Hi all. I'm trying to set up the version option fo...
# questions
s
Hi all. I'm trying to set up the version option for a SparkDataSet in the Catalog, but I got the next error when the node tries to save the dataset as .parquet file in Google Cloud Storage:
Copy code
VersionNotFoundError: Did not find any versions for SparkDataSet(file_format=parquet, 
filepath=<gs://bdb-gcp-cds-pr-ac-ba-analitica-avanzada/banca-masiva/599_profundizacion/data/05_model_input/master_model_input.pa>
rquet, load_args={'header': True, 'inferSchema': True}, save_args={}, version=Version(load=None, 
save='2023-03-10T23.44.07.085Z'))
In the catalog.yml I have this:
Copy code
master_model_input:
    type: spark.SparkDataSet
    filepath: <gs://bdb-gcp-cds-pr-ac-ba-analitica-avanzada/banca-masiva/599_profundizacion/data/05_model_input/master_model_input.parquet> #<gs://uri> de cloud storage
    file_format: parquet
    layer: model_input
    versioned: True
    load_args:
        header: True
        inferSchema: True
However, the parquet file is generated correctly in GCS (see the image attached).

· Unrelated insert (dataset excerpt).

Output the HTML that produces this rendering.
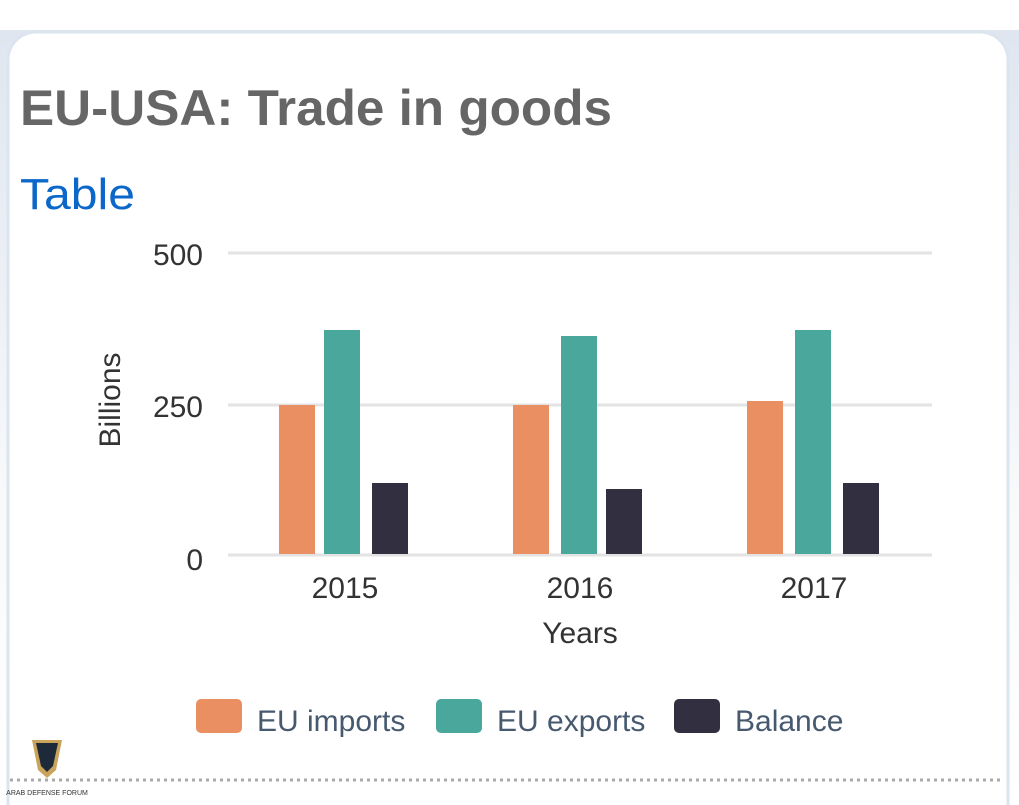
<!DOCTYPE html>
<html><head><style>
html,body{margin:0;padding:0;width:1019px;height:805px;overflow:hidden;background:#fff}
</style></head><body>
<svg width="1019" height="805" xmlns="http://www.w3.org/2000/svg" font-family="Liberation Sans, sans-serif">
<defs><linearGradient id="bg" x1="0" y1="0" x2="0" y2="1"><stop offset="0" stop-color="#dfe6ef"/><stop offset="0.6" stop-color="#f7f9fb"/><stop offset="1" stop-color="#fff"/></linearGradient></defs>
<rect width="1019" height="805" fill="#fff"/>
<rect x="0" y="30" width="1019" height="775" fill="url(#bg)"/>
<rect x="8" y="32" width="1000" height="800" rx="28" fill="#fff" stroke="#dbe4ef" stroke-width="3"/>
<text x="20" y="125" font-size="50" font-weight="bold" fill="#666" textLength="592" lengthAdjust="spacingAndGlyphs">EU-USA: Trade in goods</text>
<text x="20" y="209" font-size="44" fill="#0b67c9" textLength="115" lengthAdjust="spacingAndGlyphs">Table</text>
<g stroke="#e3e3e3" stroke-width="3"><line x1="228" y1="253" x2="932" y2="253"/><line x1="228" y1="405" x2="932" y2="405"/><line x1="228" y1="555" x2="932" y2="555"/></g>
<g font-size="30" fill="#333" text-anchor="end"><text x="203" y="265">500</text><text x="203" y="417">250</text><text x="203" y="570">0</text></g>
<text transform="translate(120,400) rotate(-90)" font-size="30" fill="#333" text-anchor="middle">Billions</text>
<g fill="#e98f62"><rect x="279" y="405" width="36" height="149"/><rect x="513" y="405" width="36" height="149"/><rect x="747" y="401" width="36" height="153"/></g>
<g fill="#49a79b"><rect x="324" y="330" width="36" height="224"/><rect x="561" y="336" width="36" height="218"/><rect x="795" y="330" width="36" height="224"/></g>
<g fill="#312f40"><rect x="372" y="483" width="36" height="71"/><rect x="606" y="489" width="36" height="65"/><rect x="843" y="483" width="36" height="71"/></g>
<g font-size="30" fill="#333" text-anchor="middle"><text x="345" y="598">2015</text><text x="580" y="598">2016</text><text x="814" y="598">2017</text><text x="580" y="643">Years</text></g>
<rect x="196" y="699" width="46" height="34" rx="5" fill="#e98f62"/>
<rect x="436" y="699" width="46" height="34" rx="5" fill="#49a79b"/>
<rect x="674" y="699" width="46" height="34" rx="5" fill="#312f40"/>
<g font-size="30" fill="#46596f"><text x="257" y="731">EU imports</text><text x="497" y="731">EU exports</text><text x="735" y="731">Balance</text></g>
<line x1="10" y1="780" x2="1000" y2="780" stroke="#aaa" stroke-width="3" stroke-dasharray="3 4"/>
<path d="M32 740 L62 740 L56 770 L47 778 L38 770 Z" fill="#c9a45a"/>
<path d="M36 743 L58 743 L53 766 L47 772 L41 766 Z" fill="#1e2a3a"/>
<text x="47" y="795" font-size="7" fill="#333" text-anchor="middle">ARAB DEFENSE FORUM</text>
</svg>
</body></html>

Thanks for your help! 🙂
j
Hey Sebastian, unfortunately this is a known error and is because of the way that
SparkDataSet
resolves file paths. It does not use
fsspec
in the same way that other datasets do, which leads to these difficulties. We have it on our radar to fix this, I'll make sure a fix gets prioritised.
You can track progress under this ticket: https://github.com/kedro-org/kedro-plugins/issues/117
s
Thanks @Jannic Holzer!!